Fred, I figured that out about your posts a long time ago. Do I get a dog biscuit now?
What flavor do you want? I have liver and crow. Which would you prefer to eat?
Haven’t you eaten those yet, fred?
What flavor do you want? I have liver and crow. Which would you prefer to eat?[/quote]
Do you have champagne flavored – or would that be pushing it?
Why would I eat crow? Did I say that the Republicans would not lose these midterm elections?
Go ahead and celebrate today. All Democrats deserve to have a fine day on their win, but again, think very carefully about the positions of the US government and ask yourself how many of them are going to be changed. While I am not celebrating, I am not hanging my head either. Many of the policies that the Bush administration has implemented, including many of those that have been lightning rods for the opposition, are not going to be rescinded. In fact, having the Democrats win now means that they no longer have the luxury of criticizing but not doing anything constructive. Time for them to step up to bat and THAT is going to be amusing. AND you must remember that I always had mixed feelings about the loss of the House. I would like to see more budgetary responsibility now. Given that Bush has been a complete disaster in that regard, the loss of the House might (who knows?) lead to greater fiiscal control. Where I am disappointed is in the loss of the Senate. But by one vote? 51 to 49… And with Joe Lieberman being one of those wins… Do you see where I am going with this? Not exactly the “landslide” that the newspapers are crowing (deliberate) about today, eh? haha We will live to fight another day AND if it leads to the Republicans cleaning up their act (corruption, big government conservatism) then so much the better for all of us, right?
So celebrate a justly deserved fair and square win. We deserve the loss but not necessarily for the reasons that are being bandied about. When even the Economist is calling for this loss despite the effect on trade relations, you know that we have been doing something wrong. AND I fully admit that.
And? This contradicts the following in which way?
Btw … same goes for your connection between “Iraqi Freedom” and “European immigration policies”.
So shall we lump up your reference to that into the same bag? Gibberish, nonsense, garble, smokescreen, distraction, picking for straws?
It’s always difficult to clean up someone else’s mess … and it’s not amusing …
Can’t put it any better than this:
[quote=“Newsweek”]President George W. Bush’s Iraq policy is now in the political equivalent of receivership—a bankrupt project that is about to be placed in the hands of the worldly-wise pragmatists who surrounded the president’s own father. Think of them as receivers in bankruptcy, looking for ways to salvage America’s military and moral assets after a post-September 11 adventure that voters (and most of the rest of the world) concluded was a waste of blood and treasure.
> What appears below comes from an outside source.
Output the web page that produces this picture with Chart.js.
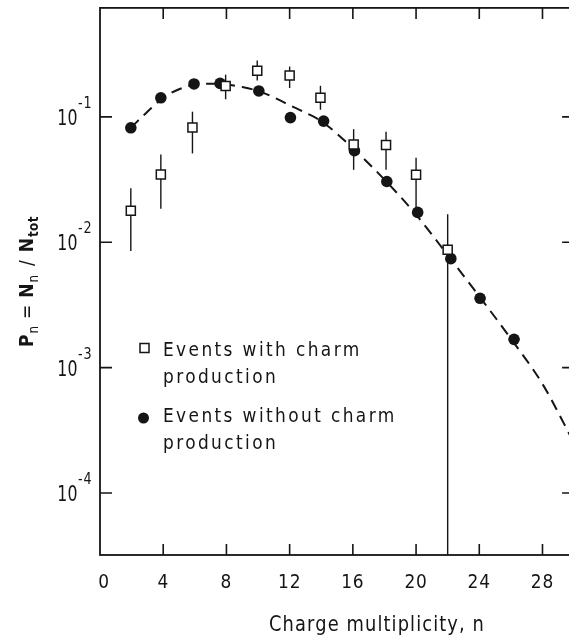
<!DOCTYPE html>
<html>
<head>
<meta charset="utf-8">
<script src="https://cdn.jsdelivr.net/npm/chart.js@4.4.1/dist/chart.umd.min.js"></script>
<style>
  html, body { margin: 0; padding: 0; background: #fff; overflow: hidden; }
  canvas { display: block; }
</style>
</head>
<body>
<canvas id="chart" width="582" height="642"></canvas>
<script>
// Multiplicity distributions - events with / without charm production
const nTicks = [4, 8, 12, 16, 20, 24, 28];
const nLabels = ['0', '4', '8', '12', '16', '20', '24', '28'];
const decades = [-1, -2, -3, -4];

// open squares, with error bars
const charmN  = [1.95, 3.85, 5.85, 7.95, 9.95, 12.0, 13.95, 16.05, 18.1, 20.0, 22.0];
const charmP  = [0.0178, 0.0347, 0.0822, 0.176, 0.233, 0.214, 0.142, 0.0603, 0.0596, 0.0346, 0.0087];
const charmHi = [0.027, 0.0502, 0.110, 0.217, 0.282, 0.252, 0.177, 0.0798, 0.076, 0.0472, 0.0167];
const charmLo = [0.0085, 0.0185, 0.0511, 0.138, 0.195, 0.170, 0.114, 0.0378, 0.0378, 0.0182, 0];

// filled circles
const noCharmN = [1.95, 3.85, 5.95, 7.6, 10.05, 12.05, 14.15, 16.1, 18.15, 20.1, 22.2, 24.05, 26.2];
const noCharmP = [0.0818, 0.142, 0.183, 0.185, 0.161, 0.0987, 0.0925, 0.0537, 0.0305, 0.0173, 0.0074, 0.00357, 0.00168];

// dashed fit curve
const fitN = [1.95, 3, 4, 5, 6, 7, 8, 9, 10, 11, 12, 13, 14, 16, 18, 20, 22, 24, 26, 28, 30];
const fitP = [0.0818, 0.11, 0.142, 0.166, 0.181, 0.184, 0.181, 0.173, 0.161, 0.143, 0.124, 0.108, 0.0925,
              0.0562, 0.0316, 0.0166, 0.0079, 0.0037, 0.0017, 0.00074, 0.00025];

const legendLines = [['Events with charm', 'production'], ['Events without charm', 'production']];
const xTitle = 'Charge multiplicity, n';

const ink = '#151515';
const FONT = '"DejaVu Sans"';

function txt(ctx, str, x, y, size, o = {}) {
  const sx = o.sx || 0.85;
  ctx.save();
  ctx.font = (o.weight || 'normal') + ' ' + size + 'px ' + FONT;
  ctx.letterSpacing = (o.ls || 0) + 'px';
  const w = ctx.measureText(str).width * sx;
  let x0 = x;
  if (o.align === 'center') x0 = x - w / 2;
  if (o.align === 'right') x0 = x - w;
  ctx.translate(x0, y);
  ctx.scale(sx, 1);
  ctx.fillStyle = ink;
  ctx.textAlign = 'left';
  ctx.textBaseline = 'alphabetic';
  ctx.fillText(str, 0, 0);
  ctx.restore();
  return w;
}

const framePlugin = {
  id: 'frame',
  beforeDatasetsDraw(chart) {
    const { ctx, chartArea, scales: { x, y } } = chart;
    ctx.save();
    ctx.strokeStyle = ink;
    ctx.lineWidth = 1.4;
    charmN.forEach((n, i) => {
      const px = x.getPixelForValue(n);
      const top = y.getPixelForValue(charmHi[i]);
      const bot = charmLo[i] > 0 ? y.getPixelForValue(charmLo[i]) : chartArea.bottom;
      ctx.beginPath();
      ctx.moveTo(px, top);
      ctx.lineTo(px, bot);
      ctx.stroke();
    });
    ctx.restore();
  },
  afterDraw(chart) {
    const { ctx, chartArea: a, scales: { x, y } } = chart;
    ctx.save();
    ctx.strokeStyle = ink;
    ctx.lineWidth = 1.8;
    ctx.strokeRect(a.left, a.top, a.right - a.left, a.bottom - a.top);

    // inward ticks
    ctx.lineWidth = 1.6;
    ctx.beginPath();
    nTicks.forEach(v => {
      const px = x.getPixelForValue(v);
      ctx.moveTo(px, a.bottom); ctx.lineTo(px, a.bottom - 11);
      ctx.moveTo(px, a.top); ctx.lineTo(px, a.top + 11);
    });
    decades.forEach(e => {
      const py = y.getPixelForValue(Math.pow(10, e));
      ctx.moveTo(a.left, py); ctx.lineTo(a.left + 12, py);
      ctx.moveTo(a.right, py); ctx.lineTo(a.right - 12, py);
    });
    ctx.stroke();

    // x tick labels
    [0].concat(nTicks).forEach((v, i) => {
      txt(ctx, nLabels[i], x.getPixelForValue(v) + (v === 0 ? 4 : 0), 588, 20, { align: 'center', ls: 1 });
    });
    // y tick labels 10^e
    decades.forEach(e => {
      const py = y.getPixelForValue(Math.pow(10, e));
      txt(ctx, '10', a.left - 22, py + 8, 21, { align: 'right', sx: 0.75, ls: 0.5 });
      txt(ctx, '-' + Math.abs(e), a.left - 22, py - 9, 15, { ls: 1 });
    });

    // x title
    txt(ctx, xTitle, 377, 631, 21, { align: 'center', ls: 1.3 });

    // y title, rotated: P_n = N_n / N_tot
    ctx.save();
    ctx.translate(33, 347);
    ctx.rotate(-Math.PI / 2);
    let u = 0;
    u += txt(ctx, 'P', u, 0, 20, { weight: 'bold' });
    u += txt(ctx, 'n', u + 1, 5, 14) + 8;
    u += txt(ctx, '=', u, 0, 20) + 7;
    u += txt(ctx, 'N', u, 0, 20, { weight: 'bold' });
    u += txt(ctx, 'n', u + 1, 5, 14) + 10;
    u += txt(ctx, '/', u, 0, 20) + 8;
    u += txt(ctx, 'N', u, 0, 20, { weight: 'bold' });
    txt(ctx, 'tot', u + 1, 5, 14, { weight: 'bold', ls: 0.5 });
    ctx.restore();

    // legend
    ctx.lineWidth = 1.5;
    ctx.fillStyle = '#fff';
    ctx.fillRect(140, 343.5, 9, 9);
    ctx.strokeRect(140, 343.5, 9, 9);
    ctx.fillStyle = ink;
    ctx.beginPath();
    ctx.arc(143.5, 418, 5.5, 0, Math.PI * 2);
    ctx.fill();
    const legY = [356, 422];
    legendLines.forEach((lines, k) => {
      lines.forEach((s, j) => txt(ctx, s, 163, legY[k] + j * 27, 20, { ls: 2.8 }));
    });
    ctx.restore();
  }
};

new Chart(document.getElementById('chart'), {
  type: 'scatter',
  data: {
    datasets: [
      {
        label: 'Events with charm production',
        data: charmN.map((n, i) => ({ x: n, y: charmP[i] })),
        pointStyle: 'rect',
        radius: 6.4,
        backgroundColor: '#fff',
        borderColor: ink,
        borderWidth: 1.5,
        order: 1
      },
      {
        label: 'Events without charm production',
        data: noCharmN.map((n, i) => ({ x: n, y: noCharmP[i] })),
        pointStyle: 'circle',
        radius: 5.8,
        backgroundColor: ink,
        borderColor: ink,
        borderWidth: 0,
        order: 2
      },
      {
        type: 'line',
        label: 'fit',
        data: fitN.map((n, i) => ({ x: n, y: fitP[i] })),
        borderColor: ink,
        borderWidth: 2,
        borderDash: [11, 7],
        pointRadius: 0,
        fill: false,
        cubicInterpolationMode: 'monotone',
        order: 3
      }
    ]
  },
  options: {
    responsive: false,
    animation: false,
    layout: { padding: { left: 100, right: 7, top: 4, bottom: 87 } },
    plugins: { legend: { display: false }, tooltip: { enabled: false } },
    scales: {
      x: { type: 'linear', min: 0, max: 30, display: false },
      y: { type: 'logarithmic', min: 3.2e-5, max: 0.74, display: false }
    }
  },
  plugins: [framePlugin]
});
</script>
</body>
</html>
Here’s another analogy: the Shakespeare histories and tragedies in which battlefield mayhem ends with a restoration of order in the person of the Respected Nobles. In this case, these are the old royals from the Castle of Bush the First: a coterie of commercially minded globalists (as opposed to those ideologically minded globalists, the neocons) who have spent their lives as advisers and friends of former president George Herbert Walker Bush.
The man who is about to be isolated in the White House is not the president, but Vice President Dick Cheney—the last neocon left. Elbowing him aside now, as Donald Rumsfeld departs the scene, are people such as former secretary of State James A. Baker III and now—as Rumsfeld’s replacement at the Department of Defense—former CIA director Robert M. Gates. They are loyal liegemen of Bush 41, and they bring to an analysis of Iraq decades worth of diplomatic and intelligence-community experience. They come from and inhabit a world of gray, not the black-and-white universe of good and evil that Bush 43 has occupied for years, especially since 9/11.[/quote]
Now, if this were a Shakespearean play, it’d have to be Titus Andronicus (none of the others are bloody or vicious enough), which would make Cheney “Aaron”, the unrepentant villain.
I expect that he’ll play the part out in fine style, on Iran and other stages…
LUCIUS
Art thou not sorry for these heinous deeds?
AARON
Ay, that I had not done a thousand more.
[…]
Tut, I have done a thousand dreadful things
As willingly as one would kill a fly,
And nothing grieves me heartily indeed
But that I cannot do ten thousand more.
…but now that Rummy’s done, is it really asking too much to wish this ghoul gone?